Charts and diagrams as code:
#####
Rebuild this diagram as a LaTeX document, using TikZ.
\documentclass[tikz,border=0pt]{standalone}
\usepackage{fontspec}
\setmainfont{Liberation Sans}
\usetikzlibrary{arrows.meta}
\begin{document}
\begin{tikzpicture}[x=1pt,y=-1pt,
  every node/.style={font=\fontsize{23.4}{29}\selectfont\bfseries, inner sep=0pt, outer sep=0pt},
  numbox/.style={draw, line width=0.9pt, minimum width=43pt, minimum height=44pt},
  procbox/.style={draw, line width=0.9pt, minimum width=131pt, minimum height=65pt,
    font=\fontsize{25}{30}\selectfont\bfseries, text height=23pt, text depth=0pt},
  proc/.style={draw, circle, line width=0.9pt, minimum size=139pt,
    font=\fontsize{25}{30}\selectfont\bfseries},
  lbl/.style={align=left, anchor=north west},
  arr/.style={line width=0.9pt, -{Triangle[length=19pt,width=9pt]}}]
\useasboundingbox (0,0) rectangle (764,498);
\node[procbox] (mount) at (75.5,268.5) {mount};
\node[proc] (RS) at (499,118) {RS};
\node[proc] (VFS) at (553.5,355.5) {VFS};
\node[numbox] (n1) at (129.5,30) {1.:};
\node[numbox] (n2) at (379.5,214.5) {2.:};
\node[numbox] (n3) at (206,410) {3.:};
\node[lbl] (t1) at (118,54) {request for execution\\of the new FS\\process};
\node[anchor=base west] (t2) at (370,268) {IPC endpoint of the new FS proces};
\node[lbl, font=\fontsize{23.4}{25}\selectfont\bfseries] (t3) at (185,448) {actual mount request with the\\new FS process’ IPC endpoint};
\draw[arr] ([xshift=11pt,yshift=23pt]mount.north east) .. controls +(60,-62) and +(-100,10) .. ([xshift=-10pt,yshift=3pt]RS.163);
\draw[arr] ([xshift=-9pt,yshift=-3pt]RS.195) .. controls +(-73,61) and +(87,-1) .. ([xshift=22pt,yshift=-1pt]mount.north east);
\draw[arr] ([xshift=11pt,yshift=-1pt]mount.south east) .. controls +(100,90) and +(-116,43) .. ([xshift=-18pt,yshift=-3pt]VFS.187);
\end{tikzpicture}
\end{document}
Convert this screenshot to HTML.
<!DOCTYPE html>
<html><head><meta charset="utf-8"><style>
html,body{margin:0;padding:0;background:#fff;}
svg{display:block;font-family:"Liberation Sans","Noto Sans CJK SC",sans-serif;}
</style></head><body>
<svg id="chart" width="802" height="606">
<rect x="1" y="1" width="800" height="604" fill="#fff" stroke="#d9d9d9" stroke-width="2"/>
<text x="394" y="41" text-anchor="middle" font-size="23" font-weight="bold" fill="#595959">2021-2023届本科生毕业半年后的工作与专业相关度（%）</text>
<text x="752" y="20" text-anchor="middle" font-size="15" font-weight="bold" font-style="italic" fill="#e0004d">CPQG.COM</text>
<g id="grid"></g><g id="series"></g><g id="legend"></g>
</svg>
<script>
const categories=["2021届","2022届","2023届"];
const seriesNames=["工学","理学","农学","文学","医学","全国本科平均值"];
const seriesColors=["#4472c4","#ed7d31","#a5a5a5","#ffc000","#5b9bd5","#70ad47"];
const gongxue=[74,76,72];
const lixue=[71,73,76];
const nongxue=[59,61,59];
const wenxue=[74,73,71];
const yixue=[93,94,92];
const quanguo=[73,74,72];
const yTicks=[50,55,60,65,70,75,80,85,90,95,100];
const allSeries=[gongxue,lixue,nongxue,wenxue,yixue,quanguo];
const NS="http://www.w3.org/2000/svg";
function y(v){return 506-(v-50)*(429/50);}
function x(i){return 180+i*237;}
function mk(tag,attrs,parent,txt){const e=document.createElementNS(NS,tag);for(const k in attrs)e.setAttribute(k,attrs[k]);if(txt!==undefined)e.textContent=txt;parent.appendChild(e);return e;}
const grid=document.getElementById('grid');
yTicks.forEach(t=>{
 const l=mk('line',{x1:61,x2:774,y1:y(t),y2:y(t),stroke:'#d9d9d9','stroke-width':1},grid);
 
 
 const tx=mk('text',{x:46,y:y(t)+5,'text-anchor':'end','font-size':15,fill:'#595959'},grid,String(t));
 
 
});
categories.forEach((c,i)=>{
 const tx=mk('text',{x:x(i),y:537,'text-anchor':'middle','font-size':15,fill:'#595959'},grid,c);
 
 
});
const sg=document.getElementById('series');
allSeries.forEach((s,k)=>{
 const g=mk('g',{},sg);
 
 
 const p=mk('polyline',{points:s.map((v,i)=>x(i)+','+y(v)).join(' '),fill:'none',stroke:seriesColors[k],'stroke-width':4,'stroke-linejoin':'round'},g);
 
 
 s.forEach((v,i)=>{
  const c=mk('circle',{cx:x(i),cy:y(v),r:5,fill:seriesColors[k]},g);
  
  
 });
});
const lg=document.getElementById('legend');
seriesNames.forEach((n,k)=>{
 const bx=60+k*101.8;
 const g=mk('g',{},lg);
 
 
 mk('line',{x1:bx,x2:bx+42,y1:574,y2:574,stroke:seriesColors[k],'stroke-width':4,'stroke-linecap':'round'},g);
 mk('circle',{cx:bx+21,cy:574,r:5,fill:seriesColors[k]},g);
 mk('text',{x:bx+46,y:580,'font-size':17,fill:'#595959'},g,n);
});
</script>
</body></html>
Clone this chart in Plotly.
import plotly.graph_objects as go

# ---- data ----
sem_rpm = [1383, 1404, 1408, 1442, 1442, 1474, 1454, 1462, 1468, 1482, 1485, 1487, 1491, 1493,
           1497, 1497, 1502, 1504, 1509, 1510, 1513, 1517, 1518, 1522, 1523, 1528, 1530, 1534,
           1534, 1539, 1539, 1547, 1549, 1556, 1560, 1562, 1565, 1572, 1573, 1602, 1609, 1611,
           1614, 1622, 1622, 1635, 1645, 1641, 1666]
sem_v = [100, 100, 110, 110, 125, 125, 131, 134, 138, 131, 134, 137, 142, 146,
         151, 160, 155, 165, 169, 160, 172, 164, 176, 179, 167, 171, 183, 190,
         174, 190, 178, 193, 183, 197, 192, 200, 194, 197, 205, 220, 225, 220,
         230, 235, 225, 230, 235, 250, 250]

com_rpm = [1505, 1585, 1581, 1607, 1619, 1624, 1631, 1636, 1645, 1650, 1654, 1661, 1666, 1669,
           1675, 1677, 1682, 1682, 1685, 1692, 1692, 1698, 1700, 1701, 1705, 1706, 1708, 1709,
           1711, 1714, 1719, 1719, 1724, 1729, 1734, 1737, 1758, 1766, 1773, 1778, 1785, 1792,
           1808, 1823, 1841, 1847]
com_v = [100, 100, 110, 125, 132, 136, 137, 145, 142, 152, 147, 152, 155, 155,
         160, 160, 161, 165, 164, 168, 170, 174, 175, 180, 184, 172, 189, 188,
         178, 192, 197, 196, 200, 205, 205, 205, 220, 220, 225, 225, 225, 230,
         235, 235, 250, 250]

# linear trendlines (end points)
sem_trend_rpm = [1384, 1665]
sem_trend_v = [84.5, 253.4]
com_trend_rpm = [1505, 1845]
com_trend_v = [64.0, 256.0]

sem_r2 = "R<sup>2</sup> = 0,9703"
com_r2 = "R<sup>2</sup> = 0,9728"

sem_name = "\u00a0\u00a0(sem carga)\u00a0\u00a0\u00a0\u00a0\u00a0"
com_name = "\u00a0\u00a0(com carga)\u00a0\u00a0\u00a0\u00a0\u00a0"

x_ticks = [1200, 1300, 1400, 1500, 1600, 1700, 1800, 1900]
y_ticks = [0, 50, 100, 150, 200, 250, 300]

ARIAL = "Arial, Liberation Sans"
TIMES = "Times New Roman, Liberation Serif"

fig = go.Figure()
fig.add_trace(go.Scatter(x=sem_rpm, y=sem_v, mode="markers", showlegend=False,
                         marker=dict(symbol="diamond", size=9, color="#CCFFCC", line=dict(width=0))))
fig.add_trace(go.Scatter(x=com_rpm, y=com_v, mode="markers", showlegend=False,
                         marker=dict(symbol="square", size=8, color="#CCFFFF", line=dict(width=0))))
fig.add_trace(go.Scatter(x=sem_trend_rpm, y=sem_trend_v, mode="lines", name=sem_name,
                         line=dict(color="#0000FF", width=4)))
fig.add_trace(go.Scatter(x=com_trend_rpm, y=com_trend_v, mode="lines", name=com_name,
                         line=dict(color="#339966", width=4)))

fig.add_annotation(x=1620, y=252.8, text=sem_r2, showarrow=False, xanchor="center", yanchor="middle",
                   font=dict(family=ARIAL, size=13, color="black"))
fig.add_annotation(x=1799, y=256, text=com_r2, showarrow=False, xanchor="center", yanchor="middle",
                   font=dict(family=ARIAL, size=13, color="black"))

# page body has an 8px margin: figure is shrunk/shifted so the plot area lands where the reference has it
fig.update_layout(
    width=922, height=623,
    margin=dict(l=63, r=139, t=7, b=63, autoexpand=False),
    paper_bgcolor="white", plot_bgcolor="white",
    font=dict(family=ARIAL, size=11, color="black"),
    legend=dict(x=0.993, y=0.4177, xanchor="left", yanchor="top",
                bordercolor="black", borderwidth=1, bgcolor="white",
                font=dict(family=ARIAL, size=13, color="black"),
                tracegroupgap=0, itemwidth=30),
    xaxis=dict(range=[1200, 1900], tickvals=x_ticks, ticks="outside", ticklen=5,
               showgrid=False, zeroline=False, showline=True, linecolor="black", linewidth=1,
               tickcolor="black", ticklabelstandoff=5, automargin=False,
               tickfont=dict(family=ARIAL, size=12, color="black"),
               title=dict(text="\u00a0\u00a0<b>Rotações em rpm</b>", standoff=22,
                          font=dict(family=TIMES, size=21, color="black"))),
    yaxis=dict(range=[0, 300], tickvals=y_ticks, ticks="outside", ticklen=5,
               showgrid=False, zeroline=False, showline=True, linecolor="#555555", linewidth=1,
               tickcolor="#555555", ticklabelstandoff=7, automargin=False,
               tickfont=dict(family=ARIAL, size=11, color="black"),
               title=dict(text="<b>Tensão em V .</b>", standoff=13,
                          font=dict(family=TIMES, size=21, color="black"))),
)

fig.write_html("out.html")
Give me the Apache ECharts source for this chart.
#####
- **Short problem**: Exactly and exclusively, reproduce the lines that start at the line containing "Clone this chart in Plotly." and end at the line containing "230, 235, 225, 230, 235, 250, 250]", inclusive of both.

- **Answer to the task**:
Clone this chart in Plotly.
import plotly.graph_objects as go

# ---- data ----
sem_rpm = [1383, 1404, 1408, 1442, 1442, 1474, 1454, 1462, 1468, 1482, 1485, 1487, 1491, 1493,
           1497, 1497, 1502, 1504, 1509, 1510, 1513, 1517, 1518, 1522, 1523, 1528, 1530, 1534,
           1534, 1539, 1539, 1547, 1549, 1556, 1560, 1562, 1565, 1572, 1573, 1602, 1609, 1611,
           1614, 1622, 1622, 1635, 1645, 1641, 1666]
sem_v = [100, 100, 110, 110, 125, 125, 131, 134, 138, 131, 134, 137, 142, 146,
         151, 160, 155, 165, 169, 160, 172, 164, 176, 179, 167, 171, 183, 190,
         174, 190, 178, 193, 183, 197, 192, 200, 194, 197, 205, 220, 225, 220,
         230, 235, 225, 230, 235, 250, 250]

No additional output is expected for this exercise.